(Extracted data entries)
▬▬▬▬▬▬▬▬▬▬

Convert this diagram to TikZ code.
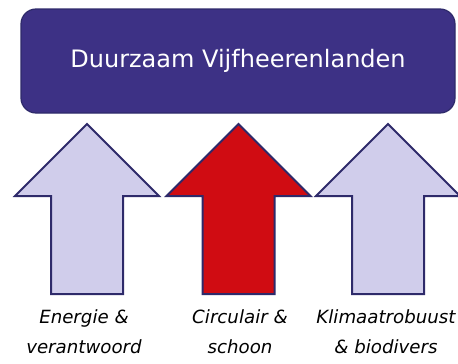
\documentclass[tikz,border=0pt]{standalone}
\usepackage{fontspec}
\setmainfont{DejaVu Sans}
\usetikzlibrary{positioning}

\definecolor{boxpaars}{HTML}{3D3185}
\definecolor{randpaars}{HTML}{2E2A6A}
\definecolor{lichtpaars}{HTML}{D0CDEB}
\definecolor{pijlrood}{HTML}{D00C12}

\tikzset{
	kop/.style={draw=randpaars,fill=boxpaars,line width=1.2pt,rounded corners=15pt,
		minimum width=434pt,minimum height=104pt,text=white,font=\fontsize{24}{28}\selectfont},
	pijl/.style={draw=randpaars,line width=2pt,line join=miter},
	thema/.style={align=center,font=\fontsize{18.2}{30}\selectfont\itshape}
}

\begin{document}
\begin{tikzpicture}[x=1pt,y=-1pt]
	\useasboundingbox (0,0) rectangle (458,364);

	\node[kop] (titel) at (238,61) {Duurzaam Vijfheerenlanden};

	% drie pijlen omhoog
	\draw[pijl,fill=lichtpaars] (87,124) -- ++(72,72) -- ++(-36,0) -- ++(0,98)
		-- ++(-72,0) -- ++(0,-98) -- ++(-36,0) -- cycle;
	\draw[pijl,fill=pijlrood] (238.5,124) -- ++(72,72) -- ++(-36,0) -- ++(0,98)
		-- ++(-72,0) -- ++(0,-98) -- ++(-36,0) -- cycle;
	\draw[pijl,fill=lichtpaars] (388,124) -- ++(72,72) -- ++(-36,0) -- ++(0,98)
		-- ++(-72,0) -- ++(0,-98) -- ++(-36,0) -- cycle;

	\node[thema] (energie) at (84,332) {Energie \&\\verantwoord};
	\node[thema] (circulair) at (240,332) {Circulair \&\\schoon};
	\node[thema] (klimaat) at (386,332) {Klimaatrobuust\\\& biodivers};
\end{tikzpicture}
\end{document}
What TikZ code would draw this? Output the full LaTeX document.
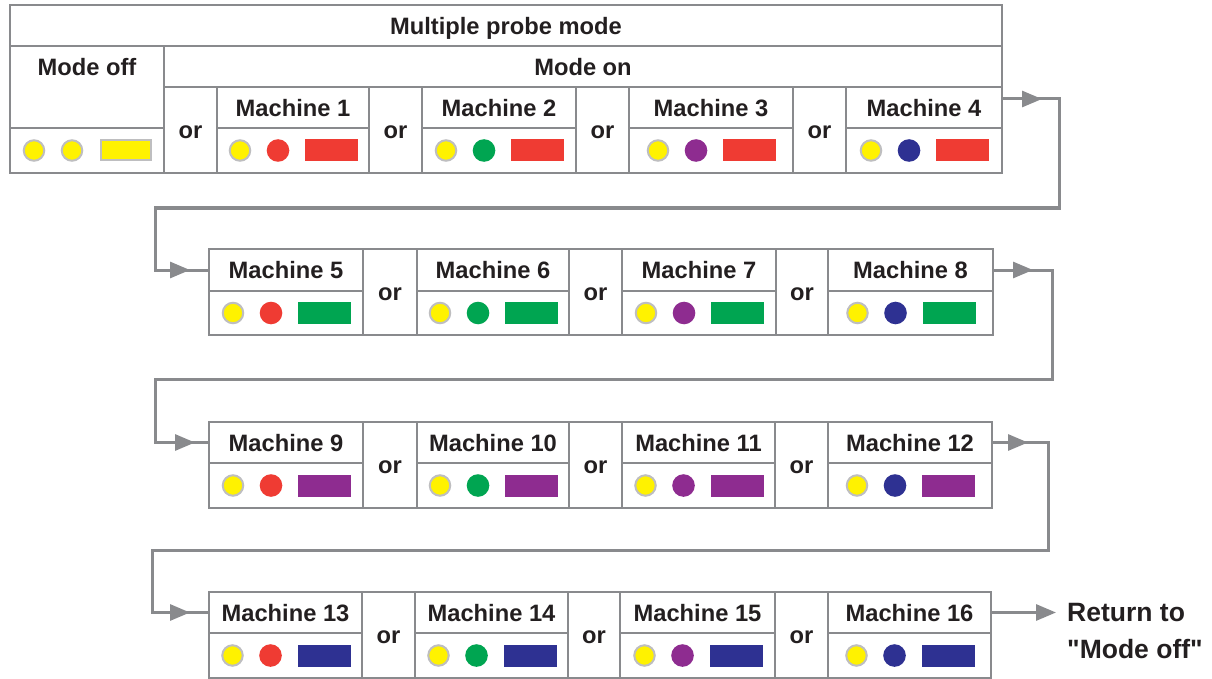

▬▬▬▬▬▬▬▬▬▬

→ Direction: Quote the records in their entirety, keeping the wording exact and excluding pictures.

→ Final answer:
Convert this diagram to TikZ code.
\documentclass[tikz,border=0pt]{standalone}
\usepackage{fontspec}
\setmainfont{DejaVu Sans}
\usetikzlibrary{positioning}

\definecolor{boxpaars}{HTML}{3D3185}
\definecolor{randpaars}{HTML}{2E2A6A}
\definecolor{lichtpaars}{HTML}{D0CDEB}
\definecolor{pijlrood}{HTML}{D00C12}

\tikzset{
	kop/.style={draw=randpaars,fill=boxpaars,line width=1.2pt,rounded corners=15pt,
		minimum width=434pt,minimum height=104pt,text=white,font=\fontsize{24}{28}\selectfont},
	pijl/.style={draw=randpaars,line width=2pt,line join=miter},
	thema/.style={align=center,font=\fontsize{18.2}{30}\selectfont\itshape}
}

\begin{document}
\begin{tikzpicture}[x=1pt,y=-1pt]
	\useasboundingbox (0,0) rectangle (458,364);

	\node[kop] (titel) at (238,61) {Duurzaam Vijfheerenlanden};

	% drie pijlen omhoog
	\draw[pijl,fill=lichtpaars] (87,124) -- ++(72,72) -- ++(-36,0) -- ++(0,98)
		-- ++(-72,0) -- ++(0,-98) -- ++(-36,0) -- cycle;
	\draw[pijl,fill=pijlrood] (238.5,124) -- ++(72,72) -- ++(-36,0) -- ++(0,98)
		-- ++(-72,0) -- ++(0,-98) -- ++(-36,0) -- cycle;
	\draw[pijl,fill=lichtpaars] (388,124) -- ++(72,72) -- ++(-36,0) -- ++(0,98)
		-- ++(-72,0) -- ++(0,-98) -- ++(-36,0) -- cycle;

	\node[thema] (energie) at (84,332) {Energie \&\\verantwoord};
	\node[thema] (circulair) at (240,332) {Circulair \&\\schoon};
	\node[thema] (klimaat) at (386,332) {Klimaatrobuust\\\& biodivers};
\end{tikzpicture}
\end{document}
What TikZ code would draw this? Output the full LaTeX document.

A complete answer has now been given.